Saturday, December 30, 2017

The future is here

It's the end of 2017 and time for the inevitable reflection that comes with the closing of the year.  When I look back at the past 364 days I find myself both grateful and surprised.  Grateful for my family.  Lorraine continues to excel at her work and Harrison finished his studies at Fanshawe College, graduating from the Music Industry Arts program. Grateful for my friends.  So many of them celebrated their 50th in 2017.  And those that I have know the longest are very appreciated. Such a wonderful crew and so helpful and supportive.

I was surprised at how this year ended for myself.  Last January I found myself in another dark depression.  There was no satisfaction with what I was doing and that meant the rest of my life was affected.  In February, a good friend had a health crisis and I was diagnosed with shingles.  The beginning of March I came to the conclusion that I needed to see something positive happen in my life.  Something that I could control and know I could make happen.  So I joined Weight Watchers.  I decided to join the online community rather than go to meetings and it seemed to have some positive effect.  By the end of March I had lost almost 20 pounds.  People notice and that made me feel great.  So I kept it up.  I am happy to say that I am just short of 50 pounds lost (would have made it to 50 if it wasn't for the last two weeks.) and I feel great.

As the pounds came off I realized that my success meant that I could try to change something else about my life.  Over the year I had begun listening to more and more podcasts.  I started to formulate a plan.  I wanted to create a site where listeners could go and find Atlantic Canadian podcasts.
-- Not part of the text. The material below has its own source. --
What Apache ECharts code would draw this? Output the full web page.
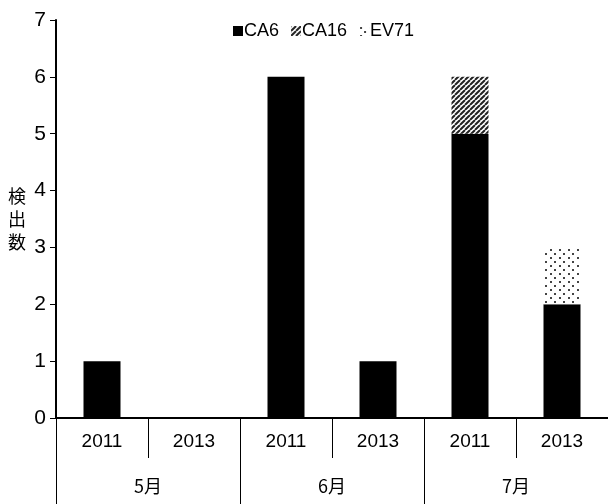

I would produce podcasts as well.  So, August 31 I left the job I was in and applied to get into a business program through Employment Nova Scotia.  I was excepted in November and have begun a daunting journey of business creation.  That was a big surprise.  I never thought of owning a business but here I am.

It's wonderful to start a new year with so much to look forward to.  I don't know what the next 12 months and 1 day will bring but it excites me when I think about it.  I hope that if you find yourself in a fit of depression this New Years eve I hope that you remember my story and give yourself a chance to make that much needed change in your life.

Happy New Year from myself and my family.  See you next year.